YOUR GOAL ::
Report every line below that holds the word "script".

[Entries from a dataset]
• • • • •
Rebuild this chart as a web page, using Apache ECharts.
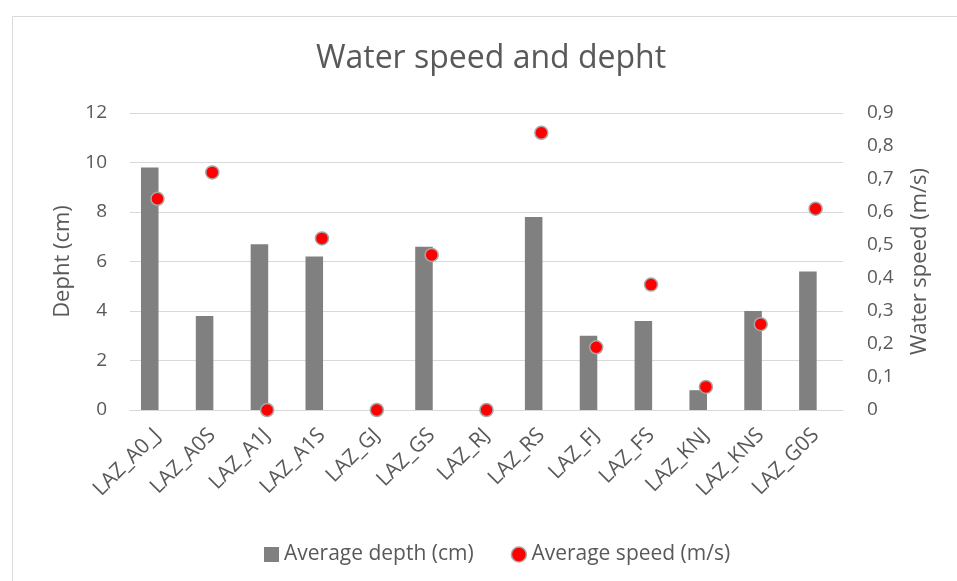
<!DOCTYPE html>
<html>
<head>
<meta charset="utf-8">
<script src="https://cdn.jsdelivr.net/npm/echarts@6/dist/echarts.min.js"></script>
<style>
  html, body { margin: 0; padding: 0; background: #ffffff; }
  #chart { width: 957px; height: 581px; }
</style>
</head>
<body>
<div id="chart"></div>
<script>
// Sampling sites along the x axis
const sites = ['LAZ_A0_J', 'LAZ_A0S', 'LAZ_A1J', 'LAZ_A1S', 'LAZ_GJ', 'LAZ_GS', 'LAZ_RJ',
  'LAZ_RS', 'LAZ_FJ', 'LAZ_FS', 'LAZ_KNJ', 'LAZ_KNS', 'LAZ_G0S'];
// Average depth per site (cm), left axis
const depth = [9.8, 3.8, 6.7, 6.2, 0, 6.6, 0, 7.8, 3.0, 3.6, 0.8, 4.0, 5.6];
// Average speed per site (m/s), right axis
const speed = [0.64, 0.72, 0, 0.52, 0, 0.47, 0, 0.84, 0.19, 0.38, 0.07, 0.26, 0.61];

const textColor = '#595959';
const gridColor = '#d9d9d9';
const fontFamily = '"Open Sans", sans-serif';

const chart = echarts.init(document.getElementById('chart'), null, { renderer: 'canvas' });

// Bars sit slightly left of the category centre, as in a clustered layout
function renderDepthBar(params, api) {
  const idx = api.value(0);
  const val = api.value(1);
  if (!val) return null;
  const top = api.coord([idx, val]);
  const base = api.coord([idx, 0]);
  const band = api.size([1, 0])[0];
  const w = band * 0.32;
  const cx = top[0] - band * 0.14;
  return {
    type: 'rect',
    shape: { x: cx - w / 2, y: top[1], width: w, height: base[1] - top[1] },
    style: { fill: '#808080' }
  };
}

chart.setOption({
  backgroundColor: '#ffffff',
  animation: false,
  graphic: [{
    type: 'rect',
    left: 10, top: 14,
    shape: { width: 960, height: 580 },
    style: { fill: 'none', stroke: gridColor, lineWidth: 1 },
    silent: true, z: -1
  }],
  title: {
    text: 'Water speed and depht',
    left: 486, top: 38, textAlign: 'center',
    textStyle: { color: textColor, fontSize: 32, fontWeight: 'normal', fontFamily }
  },
  legend: {
    bottom: 11, left: 259,
    itemWidth: 15, itemHeight: 15, itemGap: 37,
    textStyle: { color: textColor, fontSize: 21, fontFamily },
    data: [
      { name: 'Average depth (cm)', icon: 'rect', itemStyle: { color: '#808080' } },
      { name: 'Average speed (m/s)', icon: 'circle', itemStyle: { color: '#ff0000', borderColor: '#a6a6a6', borderWidth: 1.5 } }
    ]
  },
  grid: { left: 130, right: 114, top: 113, bottom: 171 },
  xAxis: {
    type: 'category',
    data: sites,
    axisLine: { lineStyle: { color: gridColor, width: 1 } },
    axisTick: { show: false },
    axisLabel: { rotate: 45, margin: 22, color: textColor, fontSize: 21, fontFamily, interval: 0 }
  },
  yAxis: [{
    type: 'value', min: 0, max: 12, interval: 2,
    name: 'Depht (cm)', nameLocation: 'middle', nameGap: 56, nameRotate: 90,
    nameTextStyle: { color: textColor, fontSize: 22, fontFamily },
    axisLine: { show: false }, axisTick: { show: false },
    axisLabel: { margin: 23, color: textColor, fontSize: 19, fontFamily },
    splitLine: { lineStyle: { color: gridColor, width: 1 } }
  }, {
    type: 'value', min: 0, max: 0.9, interval: 0.1, position: 'right',
    name: 'Water speed (m/s)', nameLocation: 'middle', nameGap: 66, nameRotate: 90,
    nameTextStyle: { color: textColor, fontSize: 22, fontFamily },
    axisLine: { show: false }, axisTick: { show: false },
    axisLabel: {
      margin: 24, color: textColor, fontSize: 19, fontFamily,
      formatter: v => String(Math.round(v * 10) / 10).replace('.', ',')
    },
    splitLine: { show: false }
  }],
  series: [{
    name: 'Average depth (cm)',
    type: 'custom',
    yAxisIndex: 0,
    renderItem: renderDepthBar,
    itemStyle: { color: '#808080' },
    encode: { x: 0, y: 1 },
    data: depth.map((v, i) => [i, v]),
    z: 2
  }, {
    name: 'Average speed (m/s)',
    type: 'scatter',
    yAxisIndex: 1,
    symbol: 'circle',
    symbolSize: 13,
    itemStyle: { color: '#ff0000', borderColor: '#a6a6a6', borderWidth: 1.5, opacity: 1 },
    data: speed,
    z: 3
  }]
});
</script>
</body>
</html>
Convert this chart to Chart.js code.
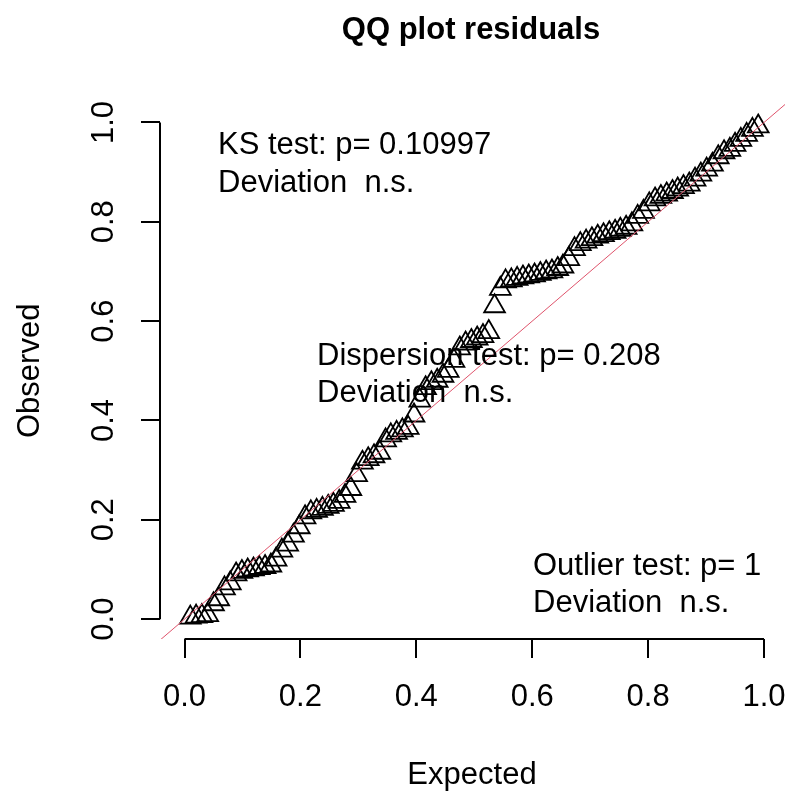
<!DOCTYPE html>
<html>
<head>
<meta charset="utf-8">
<title>QQ plot residuals</title>
<script src="https://cdn.jsdelivr.net/npm/chart.js@4.4.1/dist/chart.umd.min.js"></script>
<style>
  body { margin: 0; background: #fff; }
  canvas { display: block; }
</style>
</head>
<body>
<canvas id="qq" width="785" height="794"></canvas>
<script>
// expected uniform quantiles i/(n+1), n = 100
const expected = [
  0.010,0.020,0.030,0.040,0.050,0.059,0.069,0.079,0.089,0.099,
  0.109,0.119,0.129,0.139,0.149,0.158,0.168,0.178,0.188,0.198,
  0.208,0.218,0.228,0.238,0.248,0.257,0.267,0.277,0.287,0.297,
  0.307,0.317,0.327,0.337,0.347,0.356,0.366,0.376,0.386,0.396,
  0.406,0.416,0.426,0.436,0.446,0.455,0.465,0.475,0.485,0.495,
  0.505,0.515,0.525,0.535,0.545,0.554,0.564,0.574,0.584,0.594,
  0.604,0.614,0.624,0.634,0.644,0.653,0.663,0.673,0.683,0.693,
  0.703,0.713,0.723,0.733,0.743,0.752,0.762,0.772,0.782,0.792,
  0.802,0.812,0.822,0.832,0.842,0.851,0.861,0.871,0.881,0.891,
  0.901,0.911,0.921,0.931,0.941,0.950,0.960,0.970,0.980,0.990
];
// sorted scaled residuals
const observed = [
  0.003,0.005,0.006,0.008,
  0.030,0.040,0.062,0.072,
  0.090,0.095,0.098,0.100,0.103,0.105,0.108,
  0.120,0.138,0.150,0.168,0.185,
  0.205,0.215,0.218,0.222,0.226,0.230,0.236,
  0.248,0.262,0.290,0.315,0.322,0.328,0.335,
  0.360,0.370,0.375,0.380,0.385,
  0.410,0.440,0.465,0.475,0.480,0.490,0.500,
  0.520,0.545,0.555,0.560,0.565,0.570,0.578,
  0.630,0.665,0.680,0.682,0.685,0.688,0.690,0.692,0.695,0.698,0.700,0.705,0.710,
  0.725,0.745,0.755,0.760,0.765,0.770,0.773,0.777,0.780,0.784,0.788,0.795,
  0.810,0.820,0.835,0.845,0.850,0.855,0.860,0.865,0.870,0.875,
  0.885,0.895,0.905,0.915,0.930,0.940,0.945,0.955,0.965,0.975,0.985,0.992
];
const lineaRef = [-0.2, 1.2];   // abline(0,1)
const xTicks = [0, 0.2, 0.4, 0.6, 0.8, 1.0];
const xTickLabels = ["0.0", "0.2", "0.4", "0.6", "0.8", "1.0"];
const yTicks = [0, 0.2, 0.4, 0.6, 0.8, 1.0];
const yTickLabels = ["0.0", "0.2", "0.4", "0.6", "0.8", "1.0"];
const titulo = "QQ plot residuals";
const xTitulo = "Expected";
const yTitulo = "Observed";
const ksTexto = ["KS test: p= 0.10997", "Deviation  n.s."];
const dispTexto = ["Dispersion test: p= 0.208", "Deviation  n.s."];
const outTexto = ["Outlier test: p= 1", "Deviation  n.s."];

const fuente = '"Liberation Sans", Arial, sans-serif';

var puntos = new Array();
for (let i = 0; i < expected.length; i++) {
  puntos[i] = { x: expected[i], y: observed[i] };
}

const ejesR = {
  id: 'ejesR',
  afterDraw(chart) {
    const ctx = chart.ctx;
    const xs = chart.scales.x;
    const ys = chart.scales.y;
    const area = chart.chartArea;
    ctx.save();
    ctx.strokeStyle = '#000';
    ctx.fillStyle = '#000';
    ctx.lineWidth = 2;

    // x axis, only between first and last tick
    const yEje = Math.round(area.bottom);
    ctx.beginPath();
    ctx.moveTo(xs.getPixelForValue(xTicks[0]), yEje);
    ctx.lineTo(xs.getPixelForValue(xTicks[xTicks.length - 1]), yEje);
    for (let t of xTicks) {
      const px = Math.round(xs.getPixelForValue(t));
      ctx.moveTo(px, yEje);
      ctx.lineTo(px, yEje + 19);
    }
    ctx.stroke();

    // y axis
    const xEje = Math.round(area.left);
    ctx.beginPath();
    ctx.moveTo(xEje, ys.getPixelForValue(yTicks[0]));
    ctx.lineTo(xEje, ys.getPixelForValue(yTicks[yTicks.length - 1]));
    for (let t of yTicks) {
      const py = Math.round(ys.getPixelForValue(t));
      ctx.moveTo(xEje, py);
      ctx.lineTo(xEje - 19, py);
    }
    ctx.stroke();

    ctx.font = '31px ' + fuente;
    ctx.textAlign = 'center';
    ctx.textBaseline = 'middle';
    for (let k = 0; k < xTicks.length; k++) {
      ctx.fillText(xTickLabels[k], xs.getPixelForValue(xTicks[k]), 697);
    }
    for (let k = 0; k < yTicks.length; k++) {
      ctx.save();
      ctx.translate(104, ys.getPixelForValue(yTicks[k]));
      ctx.rotate(-Math.PI / 2);
      ctx.fillText(yTickLabels[k], 0, 0);
      ctx.restore();
    }

    // axis titles
    ctx.fillText(xTitulo, 472, 775);
    ctx.save();
    ctx.translate(30, (area.top + area.bottom) / 2);
    ctx.rotate(-Math.PI / 2);
    ctx.fillText(yTitulo, 0, 0);
    ctx.restore();

    // main title
    ctx.font = 'bold 31px ' + fuente;
    ctx.fillText(titulo, 471, 30);

    // test legends (bty = "n")
    ctx.font = '31px ' + fuente;
    ctx.textAlign = 'left';
    ctx.fillText(ksTexto[0], 218, 145);
    ctx.fillText(ksTexto[1], 218, 183);
    ctx.fillText(dispTexto[0], 317, 356);
    ctx.fillText(dispTexto[1], 317, 393);
    ctx.fillText(outTexto[0], 533, 566);
    ctx.fillText(outTexto[1], 533, 603);
    ctx.restore();
  }
};

new Chart(document.getElementById('qq'), {
  type: 'scatter',
  data: {
    datasets: [{
      type: 'line',
      label: 'abline',
      data: [{ x: lineaRef[0], y: lineaRef[0] }, { x: lineaRef[1], y: lineaRef[1] }],
      borderColor: '#DF536B',
      borderWidth: 1,
      pointRadius: 0,
      fill: false
    }, {
      label: 'residuals',
      data: puntos,
      pointStyle: 'triangle',
      pointRadius: 12,
      pointBorderWidth: 1.8,
      pointBorderColor: '#000',
      pointBackgroundColor: 'rgba(0,0,0,0)'
    }]
  },
  options: {
    responsive: false,
    animation: false,
    layout: { autoPadding: false, padding: { left: 160, right: 0, top: 102.6, bottom: 155 } },
    plugins: { legend: { display: false }, tooltip: { enabled: false }, title: { display: false } },
    scales: {
      x: { type: 'linear', display: false, min: -0.0423, max: 1.0362 },
      y: { type: 'linear', display: false, min: -0.04, max: 1.04 }
    }
  },
  plugins: [ejesR]
});
</script>
</body>
</html>
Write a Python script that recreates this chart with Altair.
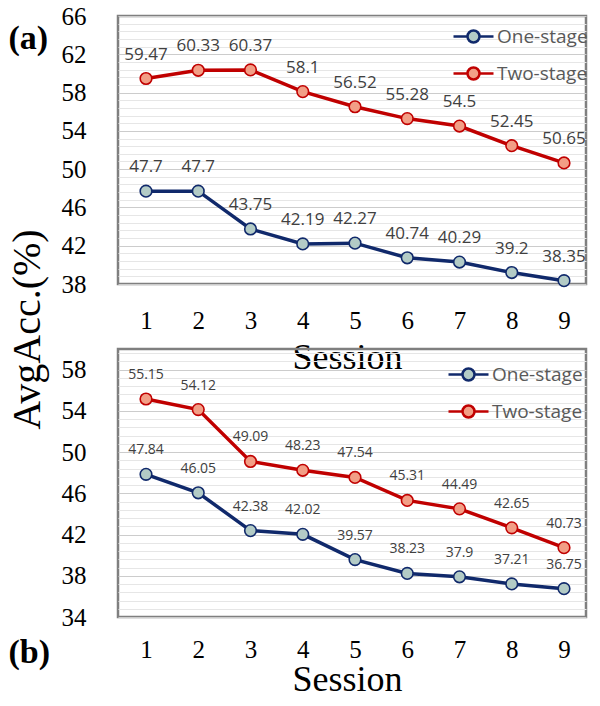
import altair as alt
import pandas as pd

sessions = [1, 2, 3, 4, 5, 6, 7, 8, 9]
series_names = ["One-stage", "Two-stage"]

one_a = [47.7, 47.7, 43.75, 42.19, 42.27, 40.74, 40.29, 39.2, 38.35]
two_a = [59.47, 60.33, 60.37, 58.1, 56.52, 55.28, 54.5, 52.45, 50.65]
one_b = [47.84, 46.05, 42.38, 42.02, 39.57, 38.23, 37.9, 37.21, 36.75]
two_b = [55.15, 54.12, 49.09, 48.23, 47.54, 45.31, 44.49, 42.65, 40.73]

line_colors = ["#10296b", "#c00000"]
fill_colors = ["#b3cbc6", "#f29e86"]

SERIF = "Liberation Serif"
SANS = "Open Sans"

PLOT_W = 468
PLOT_H = 268

# legend symbol: line with a circle in the middle (custom path)
LEG_PATH = ("M-3,0L-1.6,0M-0.4,0L1,0"
            "M-0.4,0A0.6,0.6,0,1,1,-1.6,0A0.6,0.6,0,1,1,-0.4,0Z")


def panel(one, two, ymin, ymax, lab_size, leg_x, leg_y, tag, tag_y, with_ytitle,
          title_y, xlab_pad):
    df = pd.DataFrame({
        "Session": sessions * 2,
        "Acc": one + two,
        "Label": [str(v) for v in one + two],
        "Series": [series_names[0]] * 9 + [series_names[1]] * 9,
    })
    n_minor = int(round((ymax - ymin) / 0.8))
    yvals = [round(ymin + 0.8 * k, 2) for k in range(n_minor + 1)]
    major_test = f"abs((datum.value - {ymin}) / 4 - round((datum.value - {ymin}) / 4)) < 0.01"
    yscale = alt.Scale(domain=[ymin, ymax], nice=False, zero=False)

    x = alt.X(
        "Session:Q",
        scale=alt.Scale(domain=[0.464, 9.421], nice=False, zero=False),
        axis=alt.Axis(
            values=sessions, grid=False, domain=False, ticks=False, tickSize=0,
            labelFont=SERIF, labelFontSize=25, labelColor="black",
            labelPadding=xlab_pad, labelBaseline="alphabetic",
            title="Session", titleFont=SERIF, titleFontSize=36,
            titleFontWeight="normal", titleColor="black",
            titleX=229, titleY=title_y, titleBaseline="alphabetic", titleAlign="center",
        ),
    )
    y_main = alt.Y(
        "Acc:Q", scale=yscale,
        axis=alt.Axis(
            values=yvals, domain=False, ticks=False, tickSize=0,
            labelFont=SERIF, labelFontSize=25, labelColor="black", labelPadding=32,
            labelExpr=f"({major_test}) ? datum.label : ''", labelOverlap=False,
            labelBaseline="middle",
            gridColor={"condition": {"test": major_test, "value": "#cccccc"}, "value": "#e6e6e6"},
            gridWidth=1,
            title=tag, titleFont=SERIF, titleFontSize=34, titleFontWeight="bold",
            titleColor="black", titleAngle=0, titleX=-110, titleY=tag_y,
            titleAlign="left", titleBaseline="alphabetic",
        ),
    )
    if with_ytitle:
        y_pts = alt.Y("Acc:Q", scale=yscale, axis=None)
        y_text = alt.Y(
            "Acc:Q", scale=yscale,
            axis=alt.Axis(
                orient="left", labels=False, grid=False, ticks=False, domain=False,
                title="AvgAcc.(%)", titleFont=SERIF, titleFontSize=40, titleFontWeight="normal",
                titleColor="black", titleAngle=270, titleX=-91, titleY=313,
                titleAlign="center", titleBaseline="middle",
            ),
        )
    else:
        y_pts = y_main
        y_text = y_main

    leg = alt.Legend(
        title=None, orient="none", legendX=leg_x, legendY=leg_y,
        symbolType=LEG_PATH, symbolSize=400, symbolStrokeWidth=2.5,
        labelFont=SANS, labelFontSize=19, labelColor="#595959", labelOffset=2,
        rowPadding=14, padding=0,
    )
    stroke_scale = alt.Scale(domain=series_names, range=line_colors)
    fill_scale = alt.Scale(domain=series_names, range=fill_colors)

    base = alt.Chart(df)
    lines = base.mark_line(strokeWidth=3.5).encode(
        x=x, y=y_main, stroke=alt.Stroke("Series:N", scale=stroke_scale, legend=leg),
    )
    pts = base.mark_point(shape="circle", filled=True, size=135, strokeWidth=1.6, opacity=1).encode(
        x=x, y=y_pts,
        fill=alt.Fill("Series:N", scale=fill_scale, legend=leg),
        stroke=alt.Stroke("Series:N", scale=stroke_scale, legend=leg),
    )
    txt = base.mark_text(font=SANS, fontSize=lab_size, color="#404040", dy=-24).encode(
        x=x, y=y_text, text="Label:N",
    )
    layered = alt.layer(lines, pts, txt).properties(width=PLOT_W, height=PLOT_H)
    if with_ytitle:
        layered = layered.resolve_axis(y="independent")
    return layered


top = panel(one_a, two_a, 38, 66, 17, 354, 9, "(a)", 32, True, 84, 44)
bottom = panel(one_b, two_b, 34, 60, 14, 349, 14, "(b)", 313, False, 73, 40)

chart = alt.vconcat(top, bottom, spacing=65, bounds="flush").resolve_scale(
    stroke="independent", fill="independent", x="independent", y="independent"
).configure_view(
    stroke="#7f7f7f", strokeWidth=2.5
).properties(padding={"top": -6, "left": -3, "right": -1, "bottom": -7}, background="white")

chart.save("out.html", embed_options={"renderer": "svg", "actions": False})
• • • • •
RESPONSE FOR THIS EXERCISE ::
<script src="https://cdn.jsdelivr.net/npm/echarts@6/dist/echarts.min.js"></script>
<script>
</script>
<script src="https://cdn.jsdelivr.net/npm/chart.js@4.4.1/dist/chart.umd.min.js"></script>
<script>
</script>
Write a Python script that recreates this chart with Altair.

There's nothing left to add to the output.